:: EXERCISE PROMPT ::
Each line from the start of the records below through the line that contains "import matplotlib.pyplot as plt" should be printed exactly. Pictures are omitted.
· · · · · · ·
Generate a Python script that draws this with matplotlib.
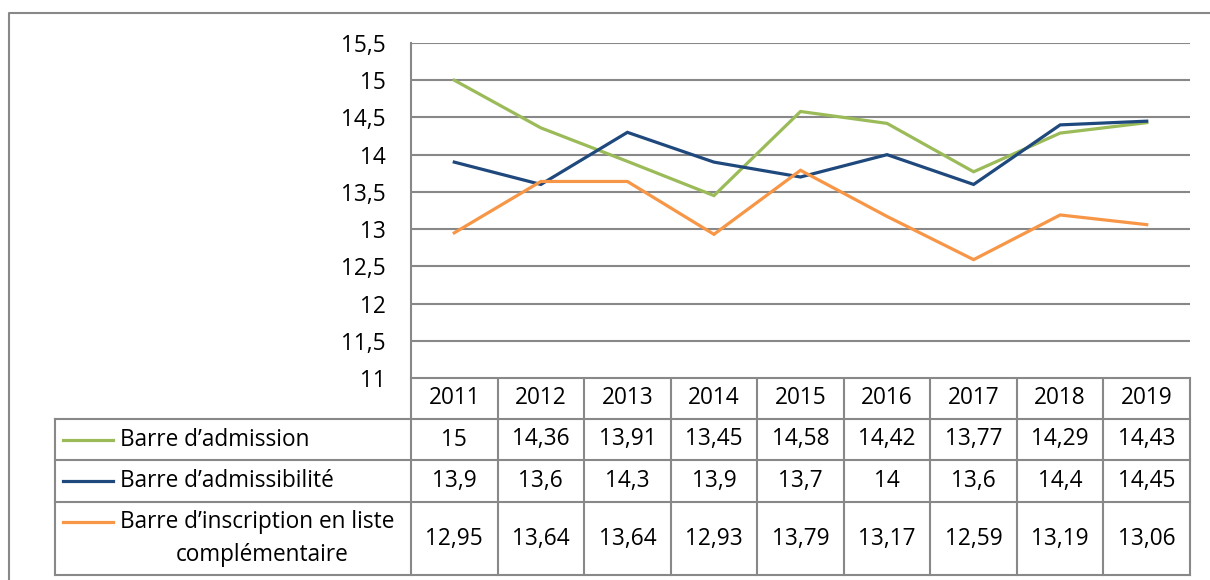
import matplotlib
matplotlib.use('Agg')
import matplotlib.pyplot as plt

years = ['2011', '2012', '2013', '2014', '2015', '2016', '2017', '2018', '2019']
admission = [15, 14.36, 13.91, 13.45, 14.58, 14.42, 13.77, 14.29, 14.43]
admissibilite = [13.9, 13.6, 14.3, 13.9, 13.7, 14, 13.6, 14.4, 14.45]
complementaire = [12.95, 13.64, 13.64, 12.93, 13.79, 13.17, 12.59, 13.19, 13.06]
series_names = ['Barre d’admission', 'Barre d’admissibilité',
                'Barre d’inscription en liste\ncomplémentaire']
colors = ['#9BBB59', '#1F497D', '#F79646']
yticks = [11, 11.5, 12, 12.5, 13, 13.5, 14, 14.5, 15, 15.5]

plt.rcParams['font.family'] = ['Open Sans', 'DejaVu Sans']
FS = 16.3
GRID = '#888888'
W, H = 1210, 580

fig = plt.figure(figsize=(W / 100, H / 100), dpi=100)

# overlay axes in pixel coordinates for border and table
tab = fig.add_axes([0, 0, 1, 1])
tab.set_xlim(0, W)
tab.set_ylim(H, 0)
tab.axis('off')

# main line chart
x0, x1, ytop, ybot = 411, 1190, 43, 378
ax = fig.add_axes([x0 / W, 1 - ybot / H, (x1 - x0) / W, (ybot - ytop) / H])
xs = list(range(len(years)))
for vals, c in zip([admission, admissibilite, complementaire], colors):
    ax.plot(xs, vals, color=c, linewidth=2.3, solid_joinstyle='miter', zorder=3)
ax.set_xlim(-0.5, len(years) - 0.5)
ax.set_ylim(11, 15.5)
ax.set_yticks(yticks)
ax.set_yticklabels([f'{v:g}'.replace('.', ',') for v in yticks], fontsize=FS)
ax.tick_params(axis='y', length=0, pad=18)
ax.set_xticks([])
ax.yaxis.grid(True, color=GRID, linewidth=1.5)
ax.set_axisbelow(True)
for s in ['top', 'right', 'bottom']:
    ax.spines[s].set_visible(False)
ax.spines['left'].set_color(GRID)
ax.spines['left'].set_linewidth(1.5)

# outer border
tab.plot([9, 9, W], [H, 13, 13], color=GRID, linewidth=1.5)

# data table
lw = 1.5
col_w = (x1 - x0) / len(years)
row_y = [378, 419, 460, 502, 575]
tab.plot([x0, x1], [row_y[0], row_y[0]], color=GRID, linewidth=lw)
for y in row_y[1:]:
    tab.plot([55, x1], [y, y], color=GRID, linewidth=lw)
tab.plot([55, 55], [row_y[1], row_y[-1]], color=GRID, linewidth=lw)
for i in range(len(years) + 1):
    tab.plot([x0 + i * col_w] * 2, [row_y[0], row_y[-1]], color=GRID, linewidth=lw)

for i, yr in enumerate(years):
    tab.text(x0 + (i + 0.5) * col_w, (row_y[0] + row_y[1]) / 2, yr,
             ha='center', va='center', fontsize=FS)

for r, (vals, name, c) in enumerate(zip([admission, admissibilite, complementaire],
                                        series_names, colors)):
    yc = (row_y[r + 1] + row_y[r + 2]) / 2
    for i, v in enumerate(vals):
        tab.text(x0 + (i + 0.5) * col_w, yc, f'{v:g}'.replace('.', ','),
                 ha='center', va='center', fontsize=FS)
    if '\n' in name:
        first, second = name.split('\n')
        key_y = 522
        tab.text(120, 522, first, ha='left', va='center', fontsize=FS)
        tab.text(262, 555, second, ha='center', va='center', fontsize=FS)
    else:
        key_y = yc
        tab.text(120, yc, name, ha='left', va='center', fontsize=FS)
    tab.plot([63, 113], [key_y, key_y], color=c, linewidth=2.3)

fig.savefig('out.png', dpi=100)
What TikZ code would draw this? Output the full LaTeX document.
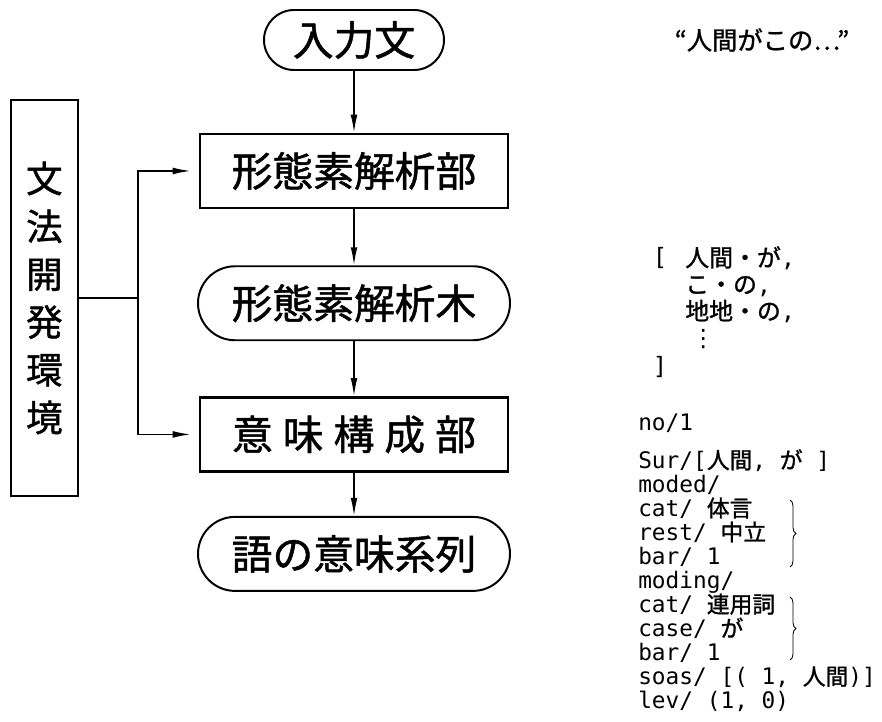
\documentclass[tikz,border=0pt]{standalone}
\usepackage{fontspec}
\setmainfont{Noto Sans CJK JP}[FakeBold=1.2]
\newfontfamily\hwfont{DejaVu Sans Mono}
\newfontfamily\symfont{DejaVu Sans}
\newfontfamily\jafont{Noto Sans CJK JP}[FakeBold=1.2]
\usetikzlibrary{arrows.meta, shapes.misc, decorations.pathreplacing}
\tikzstyle{stage} = [draw, line width=1.8pt, minimum width=7.7cm, minimum height=1.85cm, inner sep=0pt, font=\fontsize{29}{34}\selectfont]
\tikzstyle{stageRes} = [stage, rounded rectangle, line width=1.4pt, minimum width=7.8cm]
\tikzstyle{entry} = [stageRes, minimum width=4.5cm, minimum height=1.5cm]
\tikzstyle{env} = [draw, line width=1.8pt, minimum width=1.675cm, minimum height=9.9cm, inner sep=0pt, align=center, font=\fontsize{26}{34}\selectfont]
\tikzstyle{line} = [draw, line width=1.1pt, -{Latex[length=4.5mm, width=1.7mm]}]
\tikzstyle{note} = [inner sep=0pt, align=left, font=\hwfont\fontsize{16.2}{17.1}\selectfont]
\tikzstyle{brace} = [draw, line width=0.6pt, decorate, decoration={brace, amplitude=0.15cm}]
\newcommand{\ja}[1]{{\jafont #1}}
\newcommand{\stage}[2]{
node (s#1) [stage] {#2}}
\newcommand{\stageRes}[2]{
node (s#1) [stageRes] {#2}}
\newcommand{\arrow}[2]{
  \path [line] (#1.south) -- (#2);}

\begin{document}
\begin{tikzpicture}
		\useasboundingbox (0,0) rectangle (22.05,-18.05);

		% Draw diagram elements
		\path (8.85,-1.0) node (s1) [entry] {入力文};
		\path (s1.south)+(0.0, -2.5) \stage{2}{形態素解析部};
		\path (s2.south)+(0.0, -2.35) \stageRes{3}{形態素解析木};
		\path (s3.south)+(0.0, -2.33) \stage{4}{意\hspace{0.25cm}味\hspace{0.25cm}構\hspace{0.25cm}成\hspace{0.25cm}部};
		\path (s4.south)+(0.0, -2.03) \stageRes{5}{語の意味系列};

		% Grammar environment on the left
		\path (1.11,-7.45) node (env) [env] {文\\法\\開\\発\\環\\境};
		\path (env.east)+(1.475, 0.0) coordinate (split);

		% Examples on the right
		\path (19.05,-1.0) node (sentence) [font=\fontsize{18}{20}\selectfont] {“人間がこの…”};
		\path (16.5,-6.45) node (lbrack) [note, font=\hwfont\fontsize{17}{19}\selectfont] {[};
		\path (17.125,-6.15) node (morphs) [inner sep=0pt, align=left, anchor=north west, font=\fontsize{17}{19}\selectfont] {人間・が{\hwfont ,}\\こ・の{\hwfont ,}\\地地・の{\hwfont ,}\\\hspace{0.15cm}{\symfont ⋮}};
		\path (16.5,-9.18) node (rbrack) [note, font=\hwfont\fontsize{17}{19}\selectfont] {]};
		\path (15.95,-10.575) node (no) [note, anchor=west] {no/1};
		\path (15.95,-11.225) node (feat) [note, anchor=north west] {Sur/[\ja{人間}, \ja{が} ]\\moded/\\cat/ \ja{体言}\\rest/ \ja{中立}\\bar/ 1\\moding/\\cat/ \ja{連用詞}\\case/ \ja{が}\\bar/ 1\\soas/ [( 1, \ja{人間})]\\lev/ (1, 0)};
		\draw [brace] (19.75,-12.5) -- (19.75,-14.175);
		\draw [brace] (19.75,-14.925) -- (19.75,-16.5);

		% Draw arrows between elements
		\arrow{s1}{s2};
		\arrow{s2}{s3};
		\arrow{s3}{s4};
		\arrow{s4}{s5};
		\draw [line width=1.1pt] (env.east) -- (split);
		\path [line, shorten >=0.2cm] (split) |- (s2.west);
		\path [line, shorten >=0.2cm] (split) |- (s4.west);

\end{tikzpicture}
\end{document}
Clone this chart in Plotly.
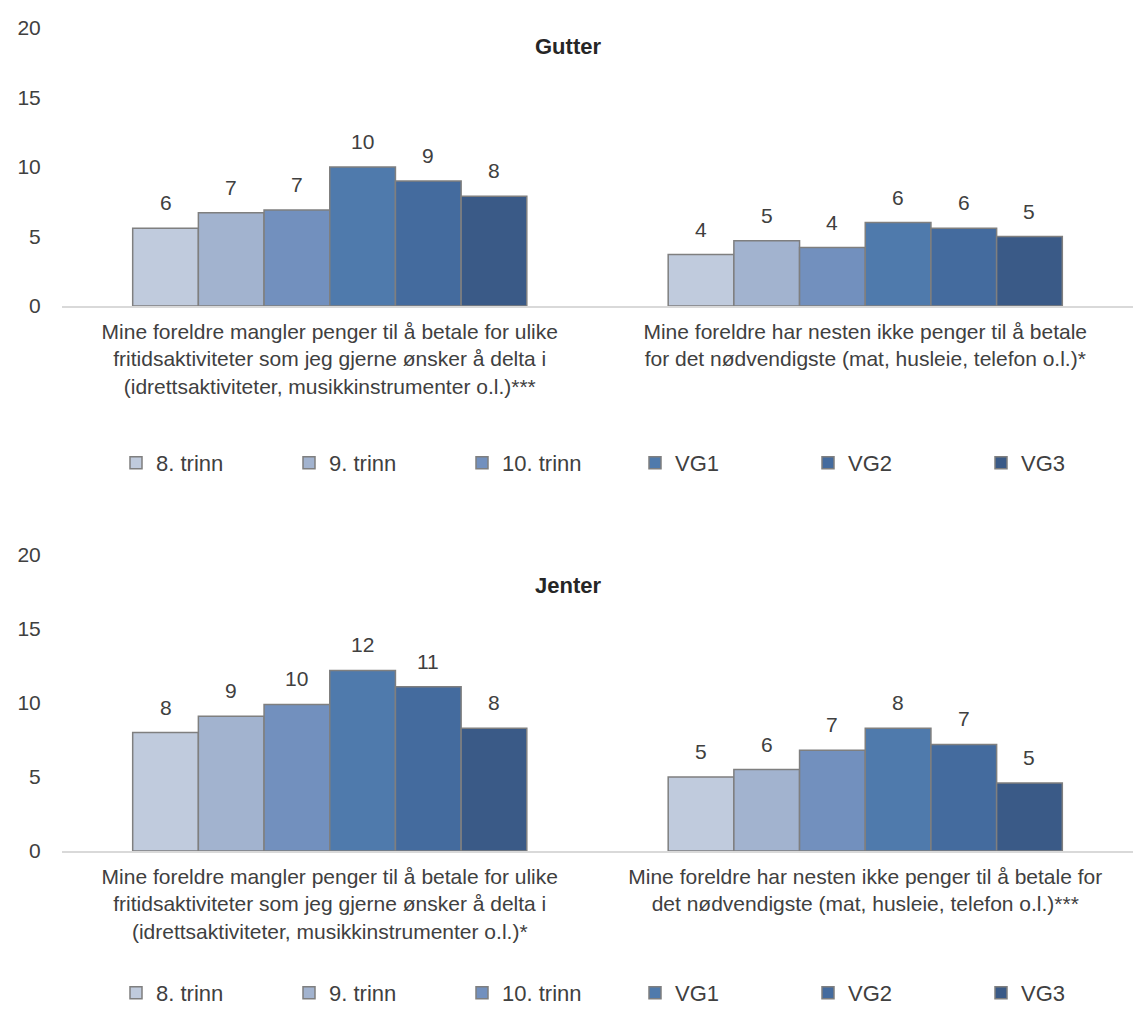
· · · · · · ·
:: FULL ANSWER ::
Generate a Python script that draws this with matplotlib.
import matplotlib
matplotlib.use('Agg')
import matplotlib.pyplot as plt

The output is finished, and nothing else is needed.